(Charts and diagrams as code)
################

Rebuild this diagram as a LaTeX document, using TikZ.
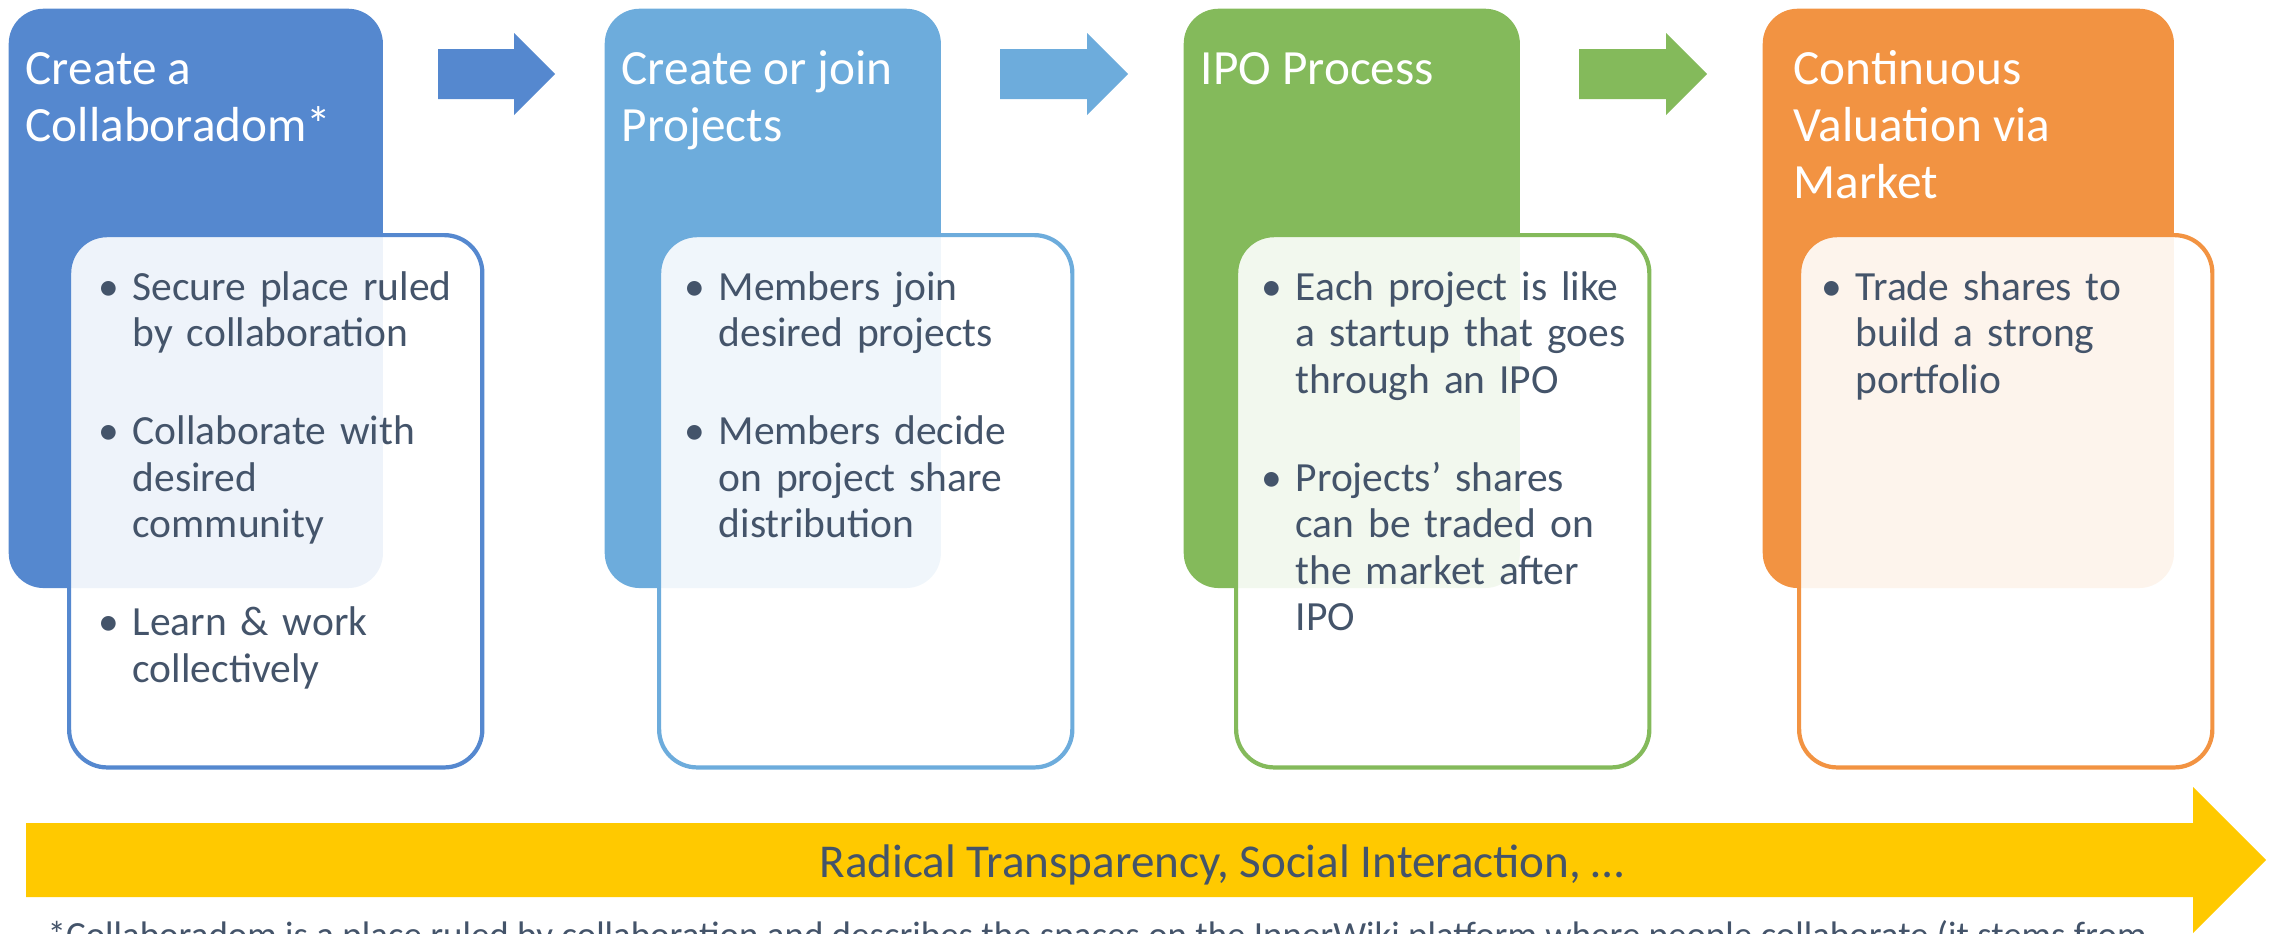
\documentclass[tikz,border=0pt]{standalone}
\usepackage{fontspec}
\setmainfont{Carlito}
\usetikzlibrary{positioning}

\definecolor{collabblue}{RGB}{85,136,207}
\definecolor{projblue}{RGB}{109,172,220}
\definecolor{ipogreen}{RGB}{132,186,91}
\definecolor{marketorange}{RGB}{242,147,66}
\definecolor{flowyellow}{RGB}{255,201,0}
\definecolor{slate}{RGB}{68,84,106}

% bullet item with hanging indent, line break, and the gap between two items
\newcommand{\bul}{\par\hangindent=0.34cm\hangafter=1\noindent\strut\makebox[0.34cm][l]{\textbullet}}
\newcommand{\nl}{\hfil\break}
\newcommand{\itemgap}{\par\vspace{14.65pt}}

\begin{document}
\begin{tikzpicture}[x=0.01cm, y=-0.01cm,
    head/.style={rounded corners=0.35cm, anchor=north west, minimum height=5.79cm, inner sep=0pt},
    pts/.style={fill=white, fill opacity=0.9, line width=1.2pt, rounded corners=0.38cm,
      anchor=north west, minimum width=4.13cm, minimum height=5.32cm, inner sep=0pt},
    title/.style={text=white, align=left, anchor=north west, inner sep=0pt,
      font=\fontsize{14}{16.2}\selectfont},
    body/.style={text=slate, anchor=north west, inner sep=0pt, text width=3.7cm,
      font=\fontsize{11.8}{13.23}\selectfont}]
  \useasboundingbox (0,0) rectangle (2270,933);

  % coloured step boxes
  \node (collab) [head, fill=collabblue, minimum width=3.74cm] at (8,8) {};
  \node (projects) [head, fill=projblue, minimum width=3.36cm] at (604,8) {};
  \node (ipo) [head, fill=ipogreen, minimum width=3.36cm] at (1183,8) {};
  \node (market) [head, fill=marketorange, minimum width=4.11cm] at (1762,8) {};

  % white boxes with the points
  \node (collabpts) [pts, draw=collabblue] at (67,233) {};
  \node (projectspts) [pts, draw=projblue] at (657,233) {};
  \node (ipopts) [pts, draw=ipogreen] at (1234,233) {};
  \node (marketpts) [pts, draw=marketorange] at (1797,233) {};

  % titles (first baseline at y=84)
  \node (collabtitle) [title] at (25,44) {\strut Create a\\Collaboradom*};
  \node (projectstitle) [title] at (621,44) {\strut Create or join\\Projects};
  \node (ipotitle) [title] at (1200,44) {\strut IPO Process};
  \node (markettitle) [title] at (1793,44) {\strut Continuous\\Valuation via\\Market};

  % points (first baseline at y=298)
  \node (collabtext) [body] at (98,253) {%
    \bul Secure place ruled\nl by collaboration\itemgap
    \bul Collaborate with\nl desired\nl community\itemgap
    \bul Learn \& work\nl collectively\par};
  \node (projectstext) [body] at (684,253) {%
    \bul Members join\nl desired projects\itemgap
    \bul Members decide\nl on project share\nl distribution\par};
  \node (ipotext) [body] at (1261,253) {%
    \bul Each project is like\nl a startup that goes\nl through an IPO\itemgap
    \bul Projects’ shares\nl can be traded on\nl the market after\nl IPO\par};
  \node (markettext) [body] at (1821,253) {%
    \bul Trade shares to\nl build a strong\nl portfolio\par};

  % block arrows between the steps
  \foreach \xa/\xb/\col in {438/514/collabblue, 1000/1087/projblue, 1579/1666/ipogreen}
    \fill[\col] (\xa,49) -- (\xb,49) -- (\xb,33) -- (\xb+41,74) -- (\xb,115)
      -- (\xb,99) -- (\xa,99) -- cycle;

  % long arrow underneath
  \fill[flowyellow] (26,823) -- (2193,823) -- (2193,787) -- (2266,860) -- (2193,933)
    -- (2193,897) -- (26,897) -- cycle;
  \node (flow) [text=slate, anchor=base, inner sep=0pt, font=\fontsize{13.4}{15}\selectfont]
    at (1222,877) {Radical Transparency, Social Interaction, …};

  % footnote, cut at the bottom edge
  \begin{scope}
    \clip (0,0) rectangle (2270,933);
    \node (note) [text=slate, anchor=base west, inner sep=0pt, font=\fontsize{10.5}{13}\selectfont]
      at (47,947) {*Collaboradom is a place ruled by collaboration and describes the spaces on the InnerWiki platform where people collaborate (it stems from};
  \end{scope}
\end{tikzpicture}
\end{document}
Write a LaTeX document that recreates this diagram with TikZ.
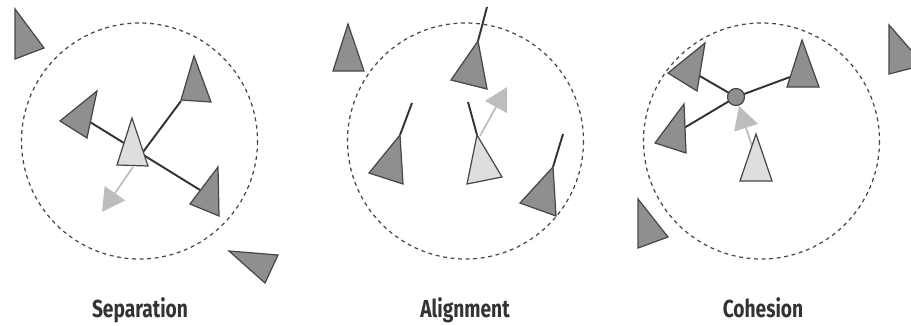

################

Exercise directions → Quote the data above in full and without alteration; skip the pictures.

Output →
Rebuild this diagram as a LaTeX document, using TikZ.
\documentclass[tikz,border=0pt]{standalone}
\usepackage{fontspec}
\setmainfont{Carlito}
\usetikzlibrary{positioning}

\definecolor{collabblue}{RGB}{85,136,207}
\definecolor{projblue}{RGB}{109,172,220}
\definecolor{ipogreen}{RGB}{132,186,91}
\definecolor{marketorange}{RGB}{242,147,66}
\definecolor{flowyellow}{RGB}{255,201,0}
\definecolor{slate}{RGB}{68,84,106}

% bullet item with hanging indent, line break, and the gap between two items
\newcommand{\bul}{\par\hangindent=0.34cm\hangafter=1\noindent\strut\makebox[0.34cm][l]{\textbullet}}
\newcommand{\nl}{\hfil\break}
\newcommand{\itemgap}{\par\vspace{14.65pt}}

\begin{document}
\begin{tikzpicture}[x=0.01cm, y=-0.01cm,
    head/.style={rounded corners=0.35cm, anchor=north west, minimum height=5.79cm, inner sep=0pt},
    pts/.style={fill=white, fill opacity=0.9, line width=1.2pt, rounded corners=0.38cm,
      anchor=north west, minimum width=4.13cm, minimum height=5.32cm, inner sep=0pt},
    title/.style={text=white, align=left, anchor=north west, inner sep=0pt,
      font=\fontsize{14}{16.2}\selectfont},
    body/.style={text=slate, anchor=north west, inner sep=0pt, text width=3.7cm,
      font=\fontsize{11.8}{13.23}\selectfont}]
  \useasboundingbox (0,0) rectangle (2270,933);

  % coloured step boxes
  \node (collab) [head, fill=collabblue, minimum width=3.74cm] at (8,8) {};
  \node (projects) [head, fill=projblue, minimum width=3.36cm] at (604,8) {};
  \node (ipo) [head, fill=ipogreen, minimum width=3.36cm] at (1183,8) {};
  \node (market) [head, fill=marketorange, minimum width=4.11cm] at (1762,8) {};

  % white boxes with the points
  \node (collabpts) [pts, draw=collabblue] at (67,233) {};
  \node (projectspts) [pts, draw=projblue] at (657,233) {};
  \node (ipopts) [pts, draw=ipogreen] at (1234,233) {};
  \node (marketpts) [pts, draw=marketorange] at (1797,233) {};

  % titles (first baseline at y=84)
  \node (collabtitle) [title] at (25,44) {\strut Create a\\Collaboradom*};
  \node (projectstitle) [title] at (621,44) {\strut Create or join\\Projects};
  \node (ipotitle) [title] at (1200,44) {\strut IPO Process};
  \node (markettitle) [title] at (1793,44) {\strut Continuous\\Valuation via\\Market};

  % points (first baseline at y=298)
  \node (collabtext) [body] at (98,253) {%
    \bul Secure place ruled\nl by collaboration\itemgap
    \bul Collaborate with\nl desired\nl community\itemgap
    \bul Learn \& work\nl collectively\par};
  \node (projectstext) [body] at (684,253) {%
    \bul Members join\nl desired projects\itemgap
    \bul Members decide\nl on project share\nl distribution\par};
  \node (ipotext) [body] at (1261,253) {%
    \bul Each project is like\nl a startup that goes\nl through an IPO\itemgap
    \bul Projects’ shares\nl can be traded on\nl the market after\nl IPO\par};
  \node (markettext) [body] at (1821,253) {%
    \bul Trade shares to\nl build a strong\nl portfolio\par};

  % block arrows between the steps
  \foreach \xa/\xb/\col in {438/514/collabblue, 1000/1087/projblue, 1579/1666/ipogreen}
    \fill[\col] (\xa,49) -- (\xb,49) -- (\xb,33) -- (\xb+41,74) -- (\xb,115)
      -- (\xb,99) -- (\xa,99) -- cycle;

  % long arrow underneath
  \fill[flowyellow] (26,823) -- (2193,823) -- (2193,787) -- (2266,860) -- (2193,933)
    -- (2193,897) -- (26,897) -- cycle;
  \node (flow) [text=slate, anchor=base, inner sep=0pt, font=\fontsize{13.4}{15}\selectfont]
    at (1222,877) {Radical Transparency, Social Interaction, …};

  % footnote, cut at the bottom edge
  \begin{scope}
    \clip (0,0) rectangle (2270,933);
    \node (note) [text=slate, anchor=base west, inner sep=0pt, font=\fontsize{10.5}{13}\selectfont]
      at (47,947) {*Collaboradom is a place ruled by collaboration and describes the spaces on the InnerWiki platform where people collaborate (it stems from};
  \end{scope}
\end{tikzpicture}
\end{document}
Write a LaTeX document that recreates this diagram with TikZ.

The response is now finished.